Zülfü Livaneli'nin Serenad kitabı ile öğrendiğim büyük bir insanlık trajedisidir. Halit Kakınç ise bu olayı birebir yaşadığını söylüyor, şahit olduklarını biraz araştırma da yaparak derlemiş. Sade dille tarihi bir roman oluşturmuş.
Nazi soykırımından kaçmak pahasına, son kuruşlarını ödeyerek bu gemiye binen 769 insan, 15 aralık 1941 günü sarayburnu açıklarına gelir dayanır.
Struma yolcuları türkiye ve ingiltere arasındaki siyasi pazarlıkların sürdüğü yaklaşık 2,5 ay boyunca karantina koşulları altında bu limanda bekletilir.

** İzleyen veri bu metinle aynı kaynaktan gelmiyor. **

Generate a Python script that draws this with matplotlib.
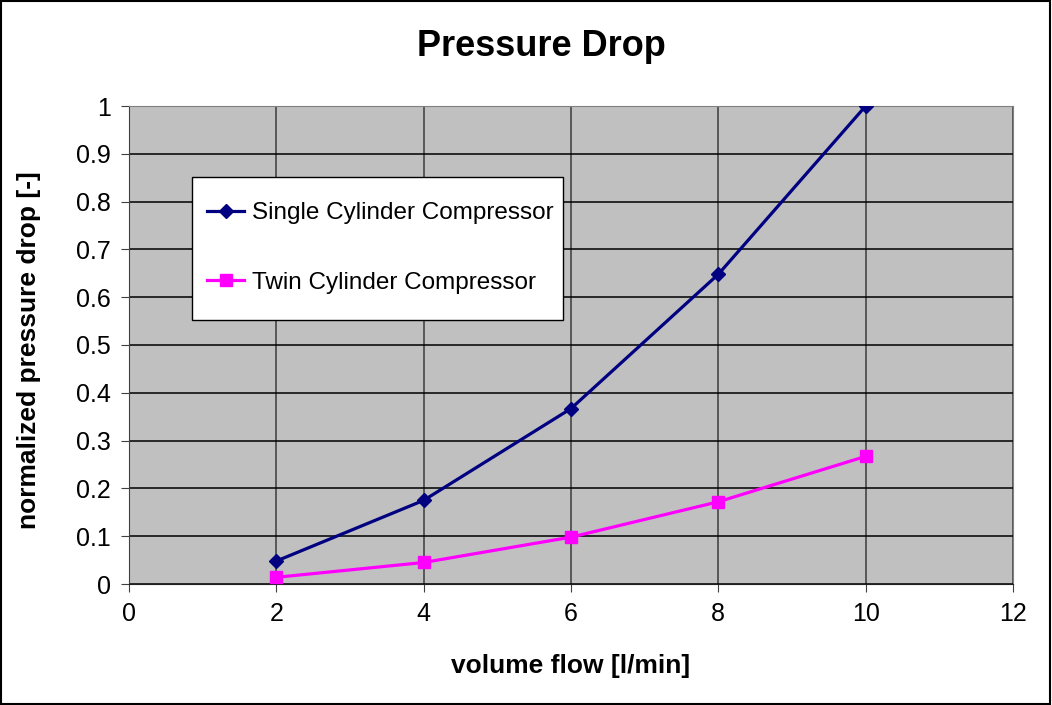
import matplotlib
matplotlib.use("Agg")
import matplotlib.pyplot as plt

plt.rcParams["font.family"] = ["Liberation Sans", "DejaVu Sans"]

flow = [2, 4, 6, 8, 10]
single_cyl = [0.048, 0.175, 0.367, 0.648, 1.0]
twin_cyl = [0.014, 0.045, 0.098, 0.172, 0.267]
x_ticks = [0, 2, 4, 6, 8, 10, 12]
y_ticks = [0, 0.1, 0.2, 0.3, 0.4, 0.5, 0.6, 0.7, 0.8, 0.9, 1]
y_tick_labels = ["0", "0.1", "0.2", "0.3", "0.4", "0.5", "0.6", "0.7", "0.8", "0.9", "1"]

W, H = 1052, 705
fig = plt.figure(figsize=(W / 100, H / 100), dpi=100)
ax = fig.add_axes([129 / W, 1 - 584 / H, 884 / W, 478 / H])
ax.set_facecolor("#C0C0C0")

ax.plot(flow, single_cyl, color="#000080", lw=2.3, marker="D", ms=7,
        label="Single Cylinder Compressor", zorder=3)
ax.plot(flow, twin_cyl, color="#FF00FF", lw=2.3, marker="s", ms=9,
        label="Twin Cylinder Compressor", zorder=3)

ax.set_xlim(0, 12)
ax.set_ylim(0, 1)
ax.set_xticks(x_ticks)
ax.set_yticks(y_ticks)
ax.set_yticklabels(y_tick_labels)
ax.tick_params(labelsize=18, direction="out", length=6, color="#404040", pad=7)
ax.grid(axis="x", color="#505050", lw=1.3)
ax.grid(axis="y", color="black", lw=1.1)
ax.set_axisbelow(True)
for s in ["top", "right"]:
    ax.spines[s].set_color("#808080")
ax.spines["left"].set_color("#404040")
ax.spines["bottom"].set_color("#202020")

ax.set_xlabel("volume flow [l/min]", fontsize=19, fontweight="bold", labelpad=20)
ax.set_ylabel("normalized pressure drop [-]", fontsize=19, fontweight="bold")
ax.yaxis.set_label_coords((41 - 129) / 884, 0.49)
fig.text(541 / W, 1 - 47 / H, "Pressure Drop", fontsize=26, fontweight="bold",
         ha="center", va="center")

# legend box drawn by hand, entries centred in it
bx0, by0, bx1, by1 = 192, 177, 563, 320
ax.add_patch(plt.Rectangle(((bx0 - 129) / 884, (584 - by1) / 478),
                           (bx1 - bx0) / 884, (by1 - by0) / 478,
                           transform=ax.transAxes, facecolor="white",
                           edgecolor="black", lw=1, zorder=4))
leg = ax.legend(loc="center", bbox_to_anchor=((380 - 129) / 884, (584 - 248) / 478),
                fontsize=17.5, frameon=False, borderpad=0, labelspacing=1.95,
                handlelength=1.55, handletextpad=0.3, borderaxespad=0)
leg.set_zorder(5)

fig.patches.append(plt.Rectangle((0.001, 0.001), 0.997, 0.997, transform=fig.transFigure,
                                 fill=False, edgecolor="black", lw=1.5))

fig.savefig("out.png", dpi=100)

Türkiye bu gemideki mülteciler için Almanya ile değil Ingiltere ile mücadele etmiştir, bu gemideki Yahudiler Turkiyeye yerleşmek için değil, Filistine geçmek için transit olarak kullanmak üzere karaya çıkmak istiyorlardı.
Istanbul’da kaldığı süre içinde, bir kaç şanslı yolcu, çeşitli gerekçelerle bu talihsiz gemiden kurtulmayı başarır. 800’e yakın yolcu ve mürettebatla köstence’den gelen gemi, siyasi pazarlıkların beklenen neticeyi vermemesi sonucu, 1942 yılının şubat ayında bu limandan koparılarak, geldiği yere, karadeniz’e iade edilir. ertesi gün, şile açıkların bir sovyet denizaltısı tarafından torpillenerek batırılır.
Tarih, acılarla, savaşla doludur; değişmesine olanak yoktur, ama gelecek? Hoyratlık, hiç ders alınmamışcasına sürüyor. Zalimler her devirde zalim.